__PROBLEM TO SOLVE__: Transcribe the material verbatim in full; the pictures do not belong in the copy.

□ □ □ □

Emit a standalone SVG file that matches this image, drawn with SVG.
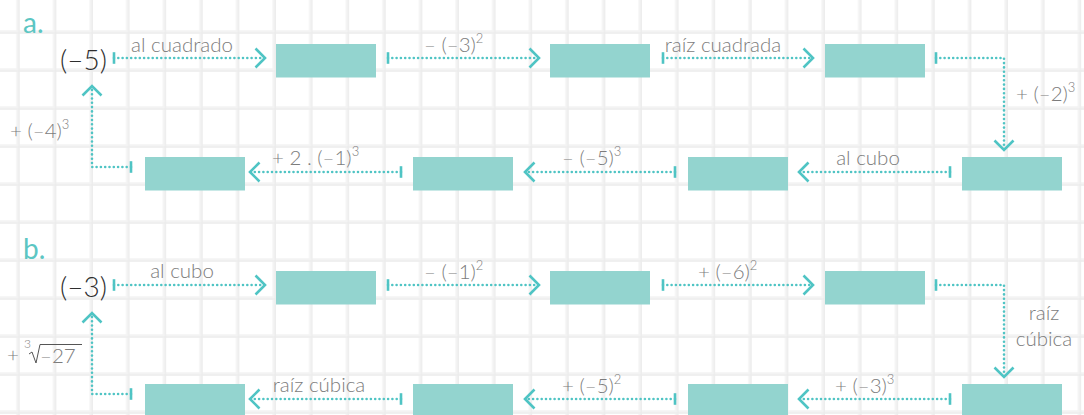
<svg xmlns="http://www.w3.org/2000/svg" width="1084" height="415" viewBox="0 0 1084 415">
<defs>
<pattern id="grid" patternUnits="userSpaceOnUse" x="0" y="0" width="36.6" height="38">
<rect width="36.6" height="38" fill="#ffffff"/>
<path d="M18,0 V38 M0,32 H36.6" stroke="#f3f3f3" stroke-width="3.5" fill="none"/>
<path d="M19,0 V38 M0,33 H36.6" stroke="#ebebeb" stroke-width="1" fill="none"/>
</pattern>
<marker id="arr" markerUnits="userSpaceOnUse" markerWidth="26" markerHeight="26" viewBox="-13 -13 26 26" refX="0" refY="0" orient="auto" overflow="visible">
<path d="M-9.5,-9.5 L0,0 L-9.5,9.5" fill="none" stroke="#4fc4c4" stroke-width="2.6"/>
</marker>
<marker id="tick" markerUnits="userSpaceOnUse" markerWidth="10" markerHeight="16" viewBox="-5 -8 10 16" refX="0" refY="0" orient="auto" overflow="visible">
<path d="M0,-5.8 V5.8" fill="none" stroke="#4fc4c4" stroke-width="2.6"/>
</marker>
</defs>
<style>
.box{fill:#93d4cf}
.con{fill:none;stroke:#4fc4c4;stroke-width:2.6;stroke-linecap:round;stroke-dasharray:0 4.3;marker-start:url(#tick);marker-end:url(#arr)}
.lbl{font-family:Lato,"Open Sans","Liberation Sans",sans-serif;font-weight:300;font-size:20.5px;fill:#7c7c7c}
.num{font-family:Lato,"Open Sans","Liberation Sans",sans-serif;font-weight:300;font-size:28px;fill:#2e2e2e}
.sec{font-family:Lato,"Open Sans","Liberation Sans",sans-serif;font-weight:400;font-size:28px;fill:#5cc6c3}
.sup{font-size:13px}
</style>
<rect width="1084" height="415" fill="url(#grid)"/>

<g id="part-a">
<text class="sec" x="23" y="33">a.</text>
<g id="a-start"><text class="num" x="60" y="70">(–5)</text></g>
<g id="a-box1"><rect class="box" x="276" y="44" width="100" height="33.5"/></g>
<g id="a-box2"><rect class="box" x="550" y="44" width="100" height="33.5"/></g>
<g id="a-box3"><rect class="box" x="825" y="44" width="100" height="33.5"/></g>
<g id="a-box4"><rect class="box" x="962" y="157" width="100" height="33.5"/></g>
<g id="a-box5"><rect class="box" x="688" y="157" width="100" height="33.5"/></g>
<g id="a-box6"><rect class="box" x="413" y="157" width="100" height="33.5"/></g>
<g id="a-box7"><rect class="box" x="145" y="157" width="100" height="33.5"/></g>
</g>

<g id="part-b">
<text class="sec" x="23" y="259">b.</text>
<g id="b-start"><text class="num" x="60" y="297">(–3)</text></g>
<g id="b-box1"><rect class="box" x="276" y="271" width="100" height="33.5"/></g>
<g id="b-box2"><rect class="box" x="550" y="271" width="100" height="33.5"/></g>
<g id="b-box3"><rect class="box" x="825" y="271" width="100" height="33.5"/></g>
<g id="b-box4"><rect class="box" x="962" y="384" width="100" height="33.5"/></g>
<g id="b-box5"><rect class="box" x="688" y="384" width="100" height="33.5"/></g>
<g id="b-box6"><rect class="box" x="413" y="384" width="100" height="33.5"/></g>
<g id="b-box7"><rect class="box" x="145" y="384" width="100" height="33.5"/></g>
</g>

<g id="connectors">
<path class="con" d="M114,58 H265"/>
<path class="con" d="M388,58 H539"/>
<path class="con" d="M663,58 H813"/>
<path class="con" d="M936,58 H1004 V150"/>
<path class="con" d="M950,172 H799"/>
<path class="con" d="M675,172 H525"/>
<path class="con" d="M401,172 H250"/>
<path class="con" d="M131,167 H92 V86"/>

<path class="con" d="M114,285 H265"/>
<path class="con" d="M388,285 H539"/>
<path class="con" d="M663,285 H813"/>
<path class="con" d="M936,285 H1004 V377"/>
<path class="con" d="M950,399 H799"/>
<path class="con" d="M675,399 H525"/>
<path class="con" d="M401,399 H250"/>
<path class="con" d="M131,394 H92 V313"/>
</g>

<g id="labels">
<text class="lbl" x="182" y="52" text-anchor="middle">al cuadrado</text>
<text class="lbl" x="424" y="52">– (–3)<tspan class="sup" dy="-9">2</tspan></text>
<text class="lbl" x="723" y="52" text-anchor="middle">raíz cuadrada</text>
<text class="lbl" x="1016" y="101">+ (–2)<tspan class="sup" dy="-9">3</tspan></text>
<text class="lbl" x="868" y="165" text-anchor="middle">al cubo</text>
<text class="lbl" x="562" y="165">– (–5)<tspan class="sup" dy="-9">3</tspan></text>
<text class="lbl" x="272" y="165">+ 2 . (–1)<tspan class="sup" dy="-9">3</tspan></text>
<text class="lbl" x="10" y="138">+ (–4)<tspan class="sup" dy="-9">3</tspan></text>

<text class="lbl" x="182" y="278" text-anchor="middle">al cubo</text>
<text class="lbl" x="424" y="279">– (–1)<tspan class="sup" dy="-9">2</tspan></text>
<text class="lbl" x="698" y="279">+ (–6)<tspan class="sup" dy="-9">2</tspan></text>
<text class="lbl" x="1044" y="320" text-anchor="middle">raíz</text>
<text class="lbl" x="1044" y="346" text-anchor="middle">cúbica</text>
<text class="lbl" x="835" y="393">+ (–3)<tspan class="sup" dy="-9">3</tspan></text>
<text class="lbl" x="562" y="393">+ (–5)<tspan class="sup" dy="-9">2</tspan></text>
<text class="lbl" x="319" y="392" text-anchor="middle">raíz cúbica</text>
<g id="cube-root">
<text class="lbl" x="7" y="362">+</text>
<text class="lbl" x="24" y="348" style="font-size:12px">3</text>
<path d="M29,354 L32,352 L36,363 L40,344.5 H82" fill="none" stroke="#555555" stroke-width="1"/>
<text class="lbl" x="40" y="363">–27</text>
</g>
</g>
</svg>
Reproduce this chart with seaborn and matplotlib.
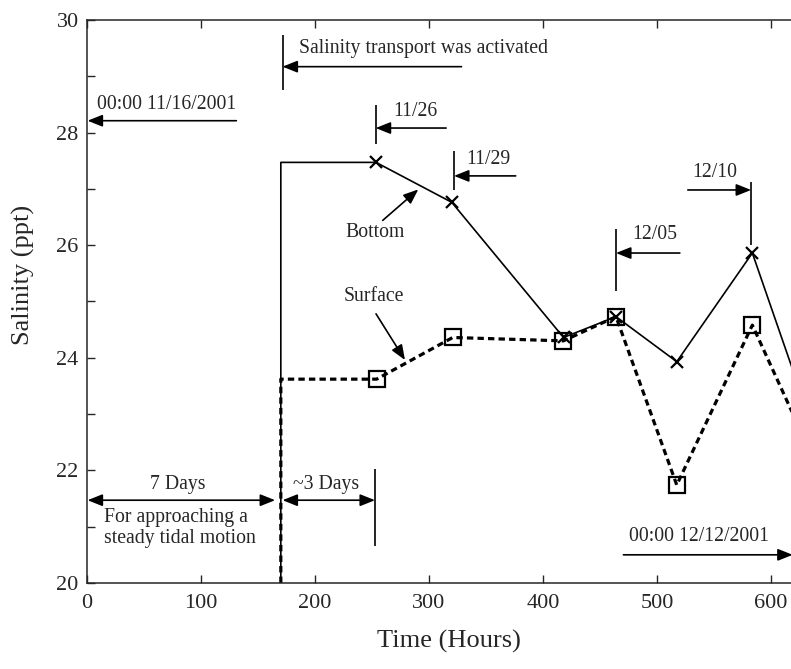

□ □ □ □

__SOLUTION FOR THIS EXERCISE__:
Emit a standalone SVG file that matches this image, drawn with SVG.
<svg xmlns="http://www.w3.org/2000/svg" width="1084" height="415" viewBox="0 0 1084 415">
<defs>
<pattern id="grid" patternUnits="userSpaceOnUse" x="0" y="0" width="36.6" height="38">
<rect width="36.6" height="38" fill="#ffffff"/>
<path d="M18,0 V38 M0,32 H36.6" stroke="#f3f3f3" stroke-width="3.5" fill="none"/>
<path d="M19,0 V38 M0,33 H36.6" stroke="#ebebeb" stroke-width="1" fill="none"/>
</pattern>
<marker id="arr" markerUnits="userSpaceOnUse" markerWidth="26" markerHeight="26" viewBox="-13 -13 26 26" refX="0" refY="0" orient="auto" overflow="visible">
<path d="M-9.5,-9.5 L0,0 L-9.5,9.5" fill="none" stroke="#4fc4c4" stroke-width="2.6"/>
</marker>
<marker id="tick" markerUnits="userSpaceOnUse" markerWidth="10" markerHeight="16" viewBox="-5 -8 10 16" refX="0" refY="0" orient="auto" overflow="visible">
<path d="M0,-5.8 V5.8" fill="none" stroke="#4fc4c4" stroke-width="2.6"/>
</marker>
</defs>
<style>
.box{fill:#93d4cf}
.con{fill:none;stroke:#4fc4c4;stroke-width:2.6;stroke-linecap:round;stroke-dasharray:0 4.3;marker-start:url(#tick);marker-end:url(#arr)}
.lbl{font-family:Lato,"Open Sans","Liberation Sans",sans-serif;font-weight:300;font-size:20.5px;fill:#7c7c7c}
.num{font-family:Lato,"Open Sans","Liberation Sans",sans-serif;font-weight:300;font-size:28px;fill:#2e2e2e}
.sec{font-family:Lato,"Open Sans","Liberation Sans",sans-serif;font-weight:400;font-size:28px;fill:#5cc6c3}
.sup{font-size:13px}
</style>
<rect width="1084" height="415" fill="url(#grid)"/>

<g id="part-a">
<text class="sec" x="23" y="33">a.</text>
<g id="a-start"><text class="num" x="60" y="70">(–5)</text></g>
<g id="a-box1"><rect class="box" x="276" y="44" width="100" height="33.5"/></g>
<g id="a-box2"><rect class="box" x="550" y="44" width="100" height="33.5"/></g>
<g id="a-box3"><rect class="box" x="825" y="44" width="100" height="33.5"/></g>
<g id="a-box4"><rect class="box" x="962" y="157" width="100" height="33.5"/></g>
<g id="a-box5"><rect class="box" x="688" y="157" width="100" height="33.5"/></g>
<g id="a-box6"><rect class="box" x="413" y="157" width="100" height="33.5"/></g>
<g id="a-box7"><rect class="box" x="145" y="157" width="100" height="33.5"/></g>
</g>

<g id="part-b">
<text class="sec" x="23" y="259">b.</text>
<g id="b-start"><text class="num" x="60" y="297">(–3)</text></g>
<g id="b-box1"><rect class="box" x="276" y="271" width="100" height="33.5"/></g>
<g id="b-box2"><rect class="box" x="550" y="271" width="100" height="33.5"/></g>
<g id="b-box3"><rect class="box" x="825" y="271" width="100" height="33.5"/></g>
<g id="b-box4"><rect class="box" x="962" y="384" width="100" height="33.5"/></g>
<g id="b-box5"><rect class="box" x="688" y="384" width="100" height="33.5"/></g>
<g id="b-box6"><rect class="box" x="413" y="384" width="100" height="33.5"/></g>
<g id="b-box7"><rect class="box" x="145" y="384" width="100" height="33.5"/></g>
</g>

<g id="connectors">
<path class="con" d="M114,58 H265"/>
<path class="con" d="M388,58 H539"/>
<path class="con" d="M663,58 H813"/>
<path class="con" d="M936,58 H1004 V150"/>
<path class="con" d="M950,172 H799"/>
<path class="con" d="M675,172 H525"/>
<path class="con" d="M401,172 H250"/>
<path class="con" d="M131,167 H92 V86"/>

<path class="con" d="M114,285 H265"/>
<path class="con" d="M388,285 H539"/>
<path class="con" d="M663,285 H813"/>
<path class="con" d="M936,285 H1004 V377"/>
<path class="con" d="M950,399 H799"/>
<path class="con" d="M675,399 H525"/>
<path class="con" d="M401,399 H250"/>
<path class="con" d="M131,394 H92 V313"/>
</g>

<g id="labels">
<text class="lbl" x="182" y="52" text-anchor="middle">al cuadrado</text>
<text class="lbl" x="424" y="52">– (–3)<tspan class="sup" dy="-9">2</tspan></text>
<text class="lbl" x="723" y="52" text-anchor="middle">raíz cuadrada</text>
<text class="lbl" x="1016" y="101">+ (–2)<tspan class="sup" dy="-9">3</tspan></text>
<text class="lbl" x="868" y="165" text-anchor="middle">al cubo</text>
<text class="lbl" x="562" y="165">– (–5)<tspan class="sup" dy="-9">3</tspan></text>
<text class="lbl" x="272" y="165">+ 2 . (–1)<tspan class="sup" dy="-9">3</tspan></text>
<text class="lbl" x="10" y="138">+ (–4)<tspan class="sup" dy="-9">3</tspan></text>

<text class="lbl" x="182" y="278" text-anchor="middle">al cubo</text>
<text class="lbl" x="424" y="279">– (–1)<tspan class="sup" dy="-9">2</tspan></text>
<text class="lbl" x="698" y="279">+ (–6)<tspan class="sup" dy="-9">2</tspan></text>
<text class="lbl" x="1044" y="320" text-anchor="middle">raíz</text>
<text class="lbl" x="1044" y="346" text-anchor="middle">cúbica</text>
<text class="lbl" x="835" y="393">+ (–3)<tspan class="sup" dy="-9">3</tspan></text>
<text class="lbl" x="562" y="393">+ (–5)<tspan class="sup" dy="-9">2</tspan></text>
<text class="lbl" x="319" y="392" text-anchor="middle">raíz cúbica</text>
<g id="cube-root">
<text class="lbl" x="7" y="362">+</text>
<text class="lbl" x="24" y="348" style="font-size:12px">3</text>
<path d="M29,354 L32,352 L36,363 L40,344.5 H82" fill="none" stroke="#555555" stroke-width="1"/>
<text class="lbl" x="40" y="363">–27</text>
</g>
</g>
</svg>
Reproduce this chart with seaborn and matplotlib.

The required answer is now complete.